## Prompt
Track down each line that has the word "this" and copy it.

>>>>

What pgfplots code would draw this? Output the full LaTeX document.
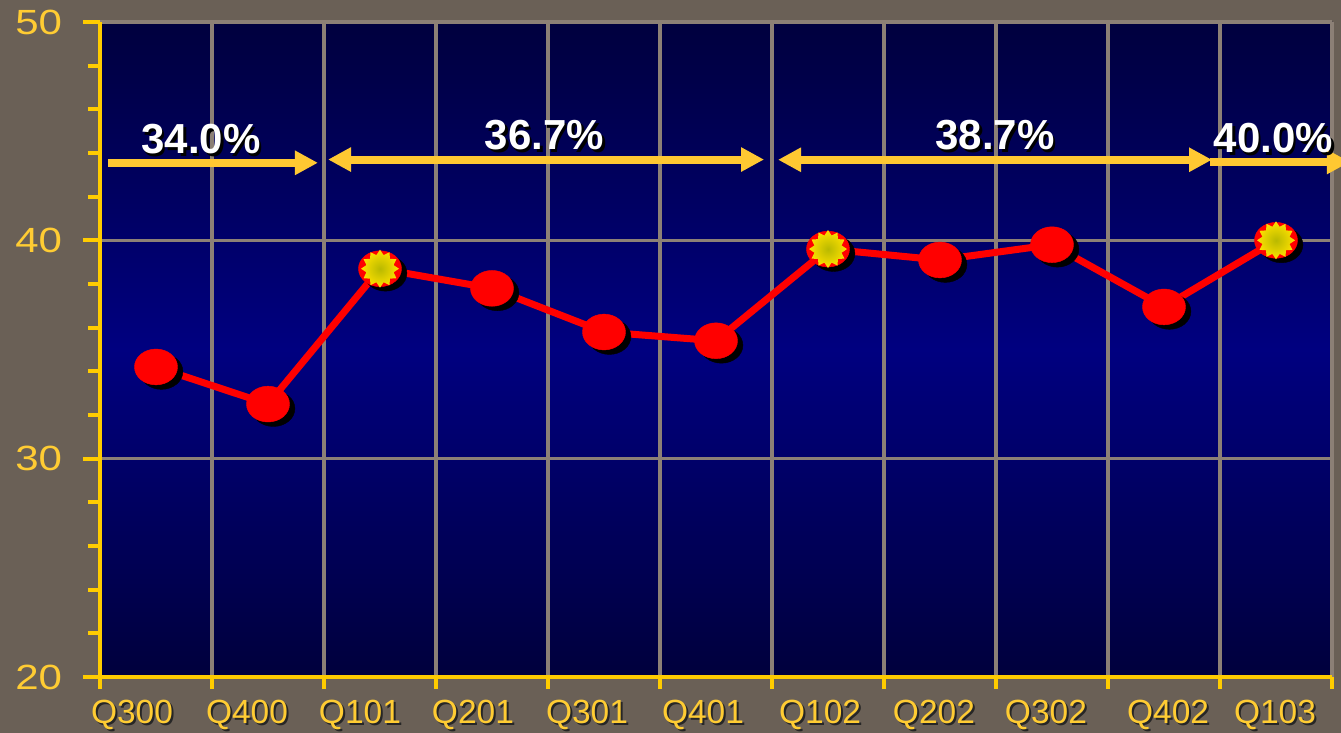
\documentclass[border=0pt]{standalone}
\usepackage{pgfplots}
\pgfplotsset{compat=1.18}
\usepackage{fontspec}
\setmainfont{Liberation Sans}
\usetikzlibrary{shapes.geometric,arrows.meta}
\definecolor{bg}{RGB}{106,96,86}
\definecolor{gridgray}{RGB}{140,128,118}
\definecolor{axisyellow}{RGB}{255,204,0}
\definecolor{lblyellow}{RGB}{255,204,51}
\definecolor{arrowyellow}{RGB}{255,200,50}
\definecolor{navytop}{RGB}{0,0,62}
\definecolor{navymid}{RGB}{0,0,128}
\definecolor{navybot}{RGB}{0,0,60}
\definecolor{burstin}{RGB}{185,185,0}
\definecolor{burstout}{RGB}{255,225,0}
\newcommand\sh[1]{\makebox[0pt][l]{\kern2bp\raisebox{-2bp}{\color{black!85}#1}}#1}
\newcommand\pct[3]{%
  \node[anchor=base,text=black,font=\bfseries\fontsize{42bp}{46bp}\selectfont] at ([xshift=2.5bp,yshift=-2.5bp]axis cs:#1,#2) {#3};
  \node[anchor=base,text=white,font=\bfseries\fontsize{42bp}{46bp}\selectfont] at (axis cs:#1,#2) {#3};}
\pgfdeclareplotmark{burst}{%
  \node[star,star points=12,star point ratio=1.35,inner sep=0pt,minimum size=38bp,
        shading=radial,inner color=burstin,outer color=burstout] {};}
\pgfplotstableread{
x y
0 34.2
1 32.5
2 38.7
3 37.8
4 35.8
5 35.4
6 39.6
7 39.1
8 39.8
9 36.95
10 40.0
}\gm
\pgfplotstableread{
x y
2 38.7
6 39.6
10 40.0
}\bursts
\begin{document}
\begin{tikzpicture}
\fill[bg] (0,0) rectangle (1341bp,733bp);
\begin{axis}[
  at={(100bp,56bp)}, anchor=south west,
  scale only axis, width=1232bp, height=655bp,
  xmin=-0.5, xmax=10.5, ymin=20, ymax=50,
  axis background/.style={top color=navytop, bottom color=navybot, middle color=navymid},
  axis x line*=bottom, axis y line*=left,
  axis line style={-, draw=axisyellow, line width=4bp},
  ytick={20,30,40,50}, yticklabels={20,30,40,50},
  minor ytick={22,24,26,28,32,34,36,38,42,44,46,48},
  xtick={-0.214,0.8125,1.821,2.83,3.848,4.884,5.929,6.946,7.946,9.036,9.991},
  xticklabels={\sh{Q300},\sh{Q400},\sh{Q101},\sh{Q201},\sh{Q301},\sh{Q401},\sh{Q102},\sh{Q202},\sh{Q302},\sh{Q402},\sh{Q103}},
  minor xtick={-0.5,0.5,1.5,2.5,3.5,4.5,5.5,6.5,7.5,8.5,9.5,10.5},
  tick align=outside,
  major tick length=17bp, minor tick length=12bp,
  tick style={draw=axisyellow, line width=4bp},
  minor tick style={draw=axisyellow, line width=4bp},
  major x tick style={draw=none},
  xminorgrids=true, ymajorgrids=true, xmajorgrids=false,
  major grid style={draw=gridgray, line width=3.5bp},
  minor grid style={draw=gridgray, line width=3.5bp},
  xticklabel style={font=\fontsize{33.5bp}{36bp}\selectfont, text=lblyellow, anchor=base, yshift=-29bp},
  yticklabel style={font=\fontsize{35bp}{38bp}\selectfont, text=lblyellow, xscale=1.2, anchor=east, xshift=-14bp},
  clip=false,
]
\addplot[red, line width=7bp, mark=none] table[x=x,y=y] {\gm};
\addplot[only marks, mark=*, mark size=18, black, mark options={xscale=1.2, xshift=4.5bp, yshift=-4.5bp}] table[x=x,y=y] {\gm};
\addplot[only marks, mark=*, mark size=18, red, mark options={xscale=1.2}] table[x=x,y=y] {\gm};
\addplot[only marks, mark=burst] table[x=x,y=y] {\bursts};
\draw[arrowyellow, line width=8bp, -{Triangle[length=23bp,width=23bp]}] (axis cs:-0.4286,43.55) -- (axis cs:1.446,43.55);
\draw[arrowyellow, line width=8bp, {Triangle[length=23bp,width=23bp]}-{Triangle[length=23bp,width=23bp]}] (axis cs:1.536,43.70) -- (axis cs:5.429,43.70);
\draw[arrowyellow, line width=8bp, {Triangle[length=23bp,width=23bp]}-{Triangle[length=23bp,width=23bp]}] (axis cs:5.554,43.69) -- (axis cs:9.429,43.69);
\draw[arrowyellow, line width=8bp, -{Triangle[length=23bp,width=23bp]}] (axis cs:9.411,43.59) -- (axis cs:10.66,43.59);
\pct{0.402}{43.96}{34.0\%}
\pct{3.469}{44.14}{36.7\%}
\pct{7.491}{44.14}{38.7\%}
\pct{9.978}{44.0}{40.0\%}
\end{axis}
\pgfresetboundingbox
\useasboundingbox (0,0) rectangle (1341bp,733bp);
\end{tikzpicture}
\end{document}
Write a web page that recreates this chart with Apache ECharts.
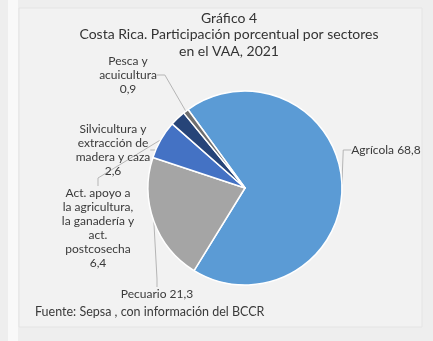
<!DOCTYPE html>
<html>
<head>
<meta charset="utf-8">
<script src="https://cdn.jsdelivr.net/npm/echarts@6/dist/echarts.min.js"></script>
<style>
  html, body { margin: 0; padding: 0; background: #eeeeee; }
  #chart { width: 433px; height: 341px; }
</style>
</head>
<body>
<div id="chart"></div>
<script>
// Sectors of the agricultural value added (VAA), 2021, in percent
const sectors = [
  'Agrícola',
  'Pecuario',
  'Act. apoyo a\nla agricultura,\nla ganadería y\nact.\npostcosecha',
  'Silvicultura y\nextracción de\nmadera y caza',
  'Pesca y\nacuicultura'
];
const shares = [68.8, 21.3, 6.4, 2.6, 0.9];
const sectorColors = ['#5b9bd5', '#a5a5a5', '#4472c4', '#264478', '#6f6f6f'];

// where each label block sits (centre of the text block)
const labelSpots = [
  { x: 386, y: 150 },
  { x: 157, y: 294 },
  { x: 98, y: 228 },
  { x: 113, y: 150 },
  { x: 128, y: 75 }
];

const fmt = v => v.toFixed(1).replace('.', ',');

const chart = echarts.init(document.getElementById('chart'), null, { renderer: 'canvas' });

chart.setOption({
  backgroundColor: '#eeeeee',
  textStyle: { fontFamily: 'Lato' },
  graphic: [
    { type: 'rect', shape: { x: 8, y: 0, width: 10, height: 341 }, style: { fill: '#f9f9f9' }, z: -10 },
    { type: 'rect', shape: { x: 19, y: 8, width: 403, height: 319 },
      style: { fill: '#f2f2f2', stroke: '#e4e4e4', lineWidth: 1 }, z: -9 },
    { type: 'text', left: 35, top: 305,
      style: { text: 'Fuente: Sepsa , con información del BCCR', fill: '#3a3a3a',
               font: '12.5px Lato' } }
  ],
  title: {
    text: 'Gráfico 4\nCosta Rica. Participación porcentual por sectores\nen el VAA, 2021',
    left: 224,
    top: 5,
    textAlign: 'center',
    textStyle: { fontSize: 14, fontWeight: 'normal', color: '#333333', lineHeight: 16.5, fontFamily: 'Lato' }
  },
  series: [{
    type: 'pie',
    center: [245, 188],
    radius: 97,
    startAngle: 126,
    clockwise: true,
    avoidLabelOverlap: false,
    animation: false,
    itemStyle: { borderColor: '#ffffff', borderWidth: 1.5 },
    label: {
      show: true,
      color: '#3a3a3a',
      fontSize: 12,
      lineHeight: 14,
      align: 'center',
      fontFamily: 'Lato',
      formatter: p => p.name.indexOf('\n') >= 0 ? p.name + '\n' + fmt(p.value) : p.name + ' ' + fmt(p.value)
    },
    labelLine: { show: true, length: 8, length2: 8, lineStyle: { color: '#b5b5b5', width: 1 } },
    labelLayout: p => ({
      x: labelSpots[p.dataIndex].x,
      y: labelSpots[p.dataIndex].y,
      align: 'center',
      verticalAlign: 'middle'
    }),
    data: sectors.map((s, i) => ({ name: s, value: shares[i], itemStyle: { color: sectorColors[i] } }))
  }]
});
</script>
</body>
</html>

<<<<

## Solution
What pgfplots code would draw this? Output the full LaTeX document.
Write a web page that recreates this chart with Apache ECharts.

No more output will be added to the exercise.